**OBJECTIVE**
The listing below begins with the first line you should copy; stop after the line containing "var yTicks = [0, 20, 40, 60, 80, 100];", and drop every picture.

**GIVEN MATERIAL**
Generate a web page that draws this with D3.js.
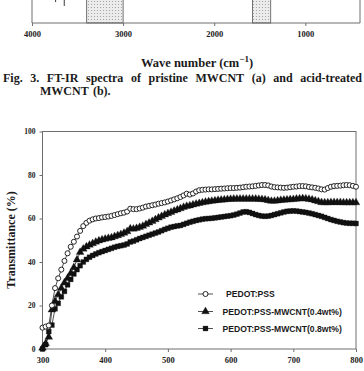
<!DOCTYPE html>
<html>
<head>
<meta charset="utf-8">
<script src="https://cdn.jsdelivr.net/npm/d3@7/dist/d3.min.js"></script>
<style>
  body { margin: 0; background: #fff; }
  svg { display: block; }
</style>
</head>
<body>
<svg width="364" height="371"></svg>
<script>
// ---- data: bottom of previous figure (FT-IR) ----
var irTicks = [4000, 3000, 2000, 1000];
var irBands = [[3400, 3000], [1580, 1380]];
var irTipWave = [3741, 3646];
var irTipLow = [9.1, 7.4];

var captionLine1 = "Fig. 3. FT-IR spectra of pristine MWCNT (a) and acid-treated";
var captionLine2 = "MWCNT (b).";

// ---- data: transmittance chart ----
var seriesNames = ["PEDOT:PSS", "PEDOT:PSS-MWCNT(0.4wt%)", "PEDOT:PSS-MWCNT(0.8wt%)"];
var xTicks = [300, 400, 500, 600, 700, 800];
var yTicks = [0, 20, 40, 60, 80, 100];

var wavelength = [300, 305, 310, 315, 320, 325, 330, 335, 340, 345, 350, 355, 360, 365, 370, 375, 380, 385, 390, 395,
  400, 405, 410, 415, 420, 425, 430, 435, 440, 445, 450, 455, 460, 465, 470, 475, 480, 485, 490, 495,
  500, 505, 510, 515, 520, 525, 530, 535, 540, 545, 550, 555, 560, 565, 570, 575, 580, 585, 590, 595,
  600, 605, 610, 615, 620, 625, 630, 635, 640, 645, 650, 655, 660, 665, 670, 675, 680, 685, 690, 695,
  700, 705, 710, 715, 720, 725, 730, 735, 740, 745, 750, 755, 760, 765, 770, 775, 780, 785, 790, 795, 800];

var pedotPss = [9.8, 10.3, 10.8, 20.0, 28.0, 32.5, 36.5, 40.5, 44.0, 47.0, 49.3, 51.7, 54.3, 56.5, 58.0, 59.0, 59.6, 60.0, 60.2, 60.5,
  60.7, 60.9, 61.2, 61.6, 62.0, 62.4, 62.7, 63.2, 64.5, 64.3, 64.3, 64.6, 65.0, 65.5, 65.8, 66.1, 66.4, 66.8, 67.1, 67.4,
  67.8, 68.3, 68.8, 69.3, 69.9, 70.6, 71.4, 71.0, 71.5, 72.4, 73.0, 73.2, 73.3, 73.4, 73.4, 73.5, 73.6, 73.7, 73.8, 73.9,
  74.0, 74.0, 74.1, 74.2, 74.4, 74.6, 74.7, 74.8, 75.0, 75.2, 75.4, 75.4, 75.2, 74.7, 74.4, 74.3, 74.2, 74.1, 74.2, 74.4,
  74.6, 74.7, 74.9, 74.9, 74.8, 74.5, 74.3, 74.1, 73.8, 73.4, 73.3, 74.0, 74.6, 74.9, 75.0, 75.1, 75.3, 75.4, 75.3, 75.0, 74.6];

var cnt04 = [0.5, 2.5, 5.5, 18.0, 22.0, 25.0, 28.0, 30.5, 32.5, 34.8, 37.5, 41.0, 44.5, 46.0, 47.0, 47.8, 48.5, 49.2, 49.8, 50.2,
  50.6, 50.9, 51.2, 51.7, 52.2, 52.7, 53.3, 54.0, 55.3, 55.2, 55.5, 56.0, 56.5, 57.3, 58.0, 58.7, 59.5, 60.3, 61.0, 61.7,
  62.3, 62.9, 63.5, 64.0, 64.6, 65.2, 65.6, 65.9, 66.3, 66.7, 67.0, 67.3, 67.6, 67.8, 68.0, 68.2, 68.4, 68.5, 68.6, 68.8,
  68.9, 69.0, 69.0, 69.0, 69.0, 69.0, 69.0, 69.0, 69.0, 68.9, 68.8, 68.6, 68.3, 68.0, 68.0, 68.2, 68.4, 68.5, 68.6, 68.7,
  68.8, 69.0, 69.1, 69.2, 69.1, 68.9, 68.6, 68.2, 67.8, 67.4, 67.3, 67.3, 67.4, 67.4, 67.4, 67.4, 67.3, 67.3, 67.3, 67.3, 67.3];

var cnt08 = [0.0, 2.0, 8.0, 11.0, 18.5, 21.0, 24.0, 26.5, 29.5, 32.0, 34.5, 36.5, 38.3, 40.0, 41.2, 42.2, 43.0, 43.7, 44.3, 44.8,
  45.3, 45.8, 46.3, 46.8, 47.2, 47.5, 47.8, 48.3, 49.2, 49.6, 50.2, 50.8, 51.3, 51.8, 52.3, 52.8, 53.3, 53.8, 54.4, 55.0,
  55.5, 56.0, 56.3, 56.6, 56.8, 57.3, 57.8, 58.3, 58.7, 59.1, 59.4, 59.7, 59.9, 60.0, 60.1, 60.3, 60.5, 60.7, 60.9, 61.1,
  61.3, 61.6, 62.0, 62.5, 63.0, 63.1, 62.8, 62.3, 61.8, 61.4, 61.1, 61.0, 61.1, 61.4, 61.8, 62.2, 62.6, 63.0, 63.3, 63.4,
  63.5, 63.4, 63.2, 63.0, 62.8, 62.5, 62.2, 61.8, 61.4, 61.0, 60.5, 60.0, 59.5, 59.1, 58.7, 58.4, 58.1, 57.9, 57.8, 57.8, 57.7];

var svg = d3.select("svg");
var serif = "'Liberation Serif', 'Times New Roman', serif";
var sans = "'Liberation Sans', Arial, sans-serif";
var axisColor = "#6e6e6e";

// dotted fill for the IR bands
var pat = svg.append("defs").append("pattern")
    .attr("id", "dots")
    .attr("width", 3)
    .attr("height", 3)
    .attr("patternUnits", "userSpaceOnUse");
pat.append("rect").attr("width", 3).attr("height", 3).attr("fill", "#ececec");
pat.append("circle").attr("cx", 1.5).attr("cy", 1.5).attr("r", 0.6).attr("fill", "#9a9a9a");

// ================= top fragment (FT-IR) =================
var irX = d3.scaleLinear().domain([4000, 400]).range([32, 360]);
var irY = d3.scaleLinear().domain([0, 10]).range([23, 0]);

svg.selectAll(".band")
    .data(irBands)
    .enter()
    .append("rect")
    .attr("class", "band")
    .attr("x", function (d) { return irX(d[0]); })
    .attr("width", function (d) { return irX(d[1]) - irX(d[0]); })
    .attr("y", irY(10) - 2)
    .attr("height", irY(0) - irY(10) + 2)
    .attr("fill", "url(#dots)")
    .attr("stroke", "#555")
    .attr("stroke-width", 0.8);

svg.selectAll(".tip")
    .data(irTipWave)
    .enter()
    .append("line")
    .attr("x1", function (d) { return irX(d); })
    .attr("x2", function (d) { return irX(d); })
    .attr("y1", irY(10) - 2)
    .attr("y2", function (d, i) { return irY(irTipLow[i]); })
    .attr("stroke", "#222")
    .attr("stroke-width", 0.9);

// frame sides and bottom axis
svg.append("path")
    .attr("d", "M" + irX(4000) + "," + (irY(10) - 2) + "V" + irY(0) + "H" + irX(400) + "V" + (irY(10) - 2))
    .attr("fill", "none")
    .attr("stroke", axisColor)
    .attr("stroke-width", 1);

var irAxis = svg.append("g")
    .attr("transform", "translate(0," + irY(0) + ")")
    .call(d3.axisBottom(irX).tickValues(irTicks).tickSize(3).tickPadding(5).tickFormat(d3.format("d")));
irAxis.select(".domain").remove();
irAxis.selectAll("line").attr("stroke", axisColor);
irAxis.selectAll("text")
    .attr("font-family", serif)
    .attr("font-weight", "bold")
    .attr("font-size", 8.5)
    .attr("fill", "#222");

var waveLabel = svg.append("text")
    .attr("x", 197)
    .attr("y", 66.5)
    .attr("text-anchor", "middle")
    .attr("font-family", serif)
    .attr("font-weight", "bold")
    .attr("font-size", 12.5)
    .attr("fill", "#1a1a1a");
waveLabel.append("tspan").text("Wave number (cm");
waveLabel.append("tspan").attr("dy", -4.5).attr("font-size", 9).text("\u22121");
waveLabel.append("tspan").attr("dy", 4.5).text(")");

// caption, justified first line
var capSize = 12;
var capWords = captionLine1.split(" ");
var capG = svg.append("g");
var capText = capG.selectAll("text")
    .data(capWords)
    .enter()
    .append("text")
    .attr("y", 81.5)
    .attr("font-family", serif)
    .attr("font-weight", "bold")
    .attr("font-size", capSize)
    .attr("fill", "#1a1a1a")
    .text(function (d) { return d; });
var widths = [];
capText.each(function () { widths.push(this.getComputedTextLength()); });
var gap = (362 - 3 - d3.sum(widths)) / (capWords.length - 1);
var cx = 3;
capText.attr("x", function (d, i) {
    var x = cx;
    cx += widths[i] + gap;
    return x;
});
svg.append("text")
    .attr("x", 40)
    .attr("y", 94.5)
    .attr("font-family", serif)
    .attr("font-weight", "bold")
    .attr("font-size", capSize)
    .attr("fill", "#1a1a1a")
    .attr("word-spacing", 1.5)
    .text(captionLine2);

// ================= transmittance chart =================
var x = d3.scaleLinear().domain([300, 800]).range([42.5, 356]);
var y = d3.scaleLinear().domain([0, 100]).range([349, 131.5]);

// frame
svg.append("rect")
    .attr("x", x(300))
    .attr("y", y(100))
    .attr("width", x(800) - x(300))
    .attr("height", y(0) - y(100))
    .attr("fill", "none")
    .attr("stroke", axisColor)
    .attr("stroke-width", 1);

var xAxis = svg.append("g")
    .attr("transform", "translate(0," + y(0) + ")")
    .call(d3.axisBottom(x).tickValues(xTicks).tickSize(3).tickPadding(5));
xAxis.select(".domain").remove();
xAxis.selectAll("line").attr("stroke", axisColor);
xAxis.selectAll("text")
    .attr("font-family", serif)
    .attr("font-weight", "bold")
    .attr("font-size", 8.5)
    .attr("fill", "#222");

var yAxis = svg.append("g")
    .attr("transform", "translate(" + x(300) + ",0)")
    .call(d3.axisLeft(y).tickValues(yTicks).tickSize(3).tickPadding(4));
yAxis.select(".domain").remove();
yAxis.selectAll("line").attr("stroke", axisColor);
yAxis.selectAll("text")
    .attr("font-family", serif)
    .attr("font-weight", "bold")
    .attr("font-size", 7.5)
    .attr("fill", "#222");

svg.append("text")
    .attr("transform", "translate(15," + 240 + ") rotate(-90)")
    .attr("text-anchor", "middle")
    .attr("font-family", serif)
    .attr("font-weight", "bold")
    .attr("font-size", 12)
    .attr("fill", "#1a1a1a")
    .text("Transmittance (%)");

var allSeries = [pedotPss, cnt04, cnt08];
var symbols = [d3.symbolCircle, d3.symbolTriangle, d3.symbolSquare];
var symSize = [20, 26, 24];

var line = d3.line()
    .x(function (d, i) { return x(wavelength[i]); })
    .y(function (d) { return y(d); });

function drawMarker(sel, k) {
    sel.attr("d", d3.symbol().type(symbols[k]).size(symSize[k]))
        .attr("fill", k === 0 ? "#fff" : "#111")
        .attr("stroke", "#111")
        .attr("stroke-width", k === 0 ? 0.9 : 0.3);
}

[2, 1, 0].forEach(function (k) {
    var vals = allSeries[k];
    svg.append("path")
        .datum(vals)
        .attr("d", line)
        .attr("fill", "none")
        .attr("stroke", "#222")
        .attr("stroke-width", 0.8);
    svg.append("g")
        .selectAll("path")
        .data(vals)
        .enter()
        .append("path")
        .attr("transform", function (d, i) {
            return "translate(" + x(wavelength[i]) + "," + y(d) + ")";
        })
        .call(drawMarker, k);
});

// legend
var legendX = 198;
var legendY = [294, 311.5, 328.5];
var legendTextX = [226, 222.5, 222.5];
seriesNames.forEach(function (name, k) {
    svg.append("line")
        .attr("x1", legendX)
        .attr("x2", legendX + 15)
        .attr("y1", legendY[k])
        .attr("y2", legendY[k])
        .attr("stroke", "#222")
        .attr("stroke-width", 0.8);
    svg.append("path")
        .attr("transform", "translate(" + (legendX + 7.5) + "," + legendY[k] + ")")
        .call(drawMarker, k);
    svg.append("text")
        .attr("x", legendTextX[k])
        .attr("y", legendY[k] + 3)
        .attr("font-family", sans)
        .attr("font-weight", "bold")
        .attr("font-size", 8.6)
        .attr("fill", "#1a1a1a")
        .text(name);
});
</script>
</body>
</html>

**SOLUTION**
Generate a web page that draws this with D3.js.
<!DOCTYPE html>
<html>
<head>
<meta charset="utf-8">
<script src="https://cdn.jsdelivr.net/npm/d3@7/dist/d3.min.js"></script>
<style>
  body { margin: 0; background: #fff; }
  svg { display: block; }
</style>
</head>
<body>
<svg width="364" height="371"></svg>
<script>
// ---- data: bottom of previous figure (FT-IR) ----
var irTicks = [4000, 3000, 2000, 1000];
var irBands = [[3400, 3000], [1580, 1380]];
var irTipWave = [3741, 3646];
var irTipLow = [9.1, 7.4];

var captionLine1 = "Fig. 3. FT-IR spectra of pristine MWCNT (a) and acid-treated";
var captionLine2 = "MWCNT (b).";

// ---- data: transmittance chart ----
var seriesNames = ["PEDOT:PSS", "PEDOT:PSS-MWCNT(0.4wt%)", "PEDOT:PSS-MWCNT(0.8wt%)"];
var xTicks = [300, 400, 500, 600, 700, 800];
var yTicks = [0, 20, 40, 60, 80, 100];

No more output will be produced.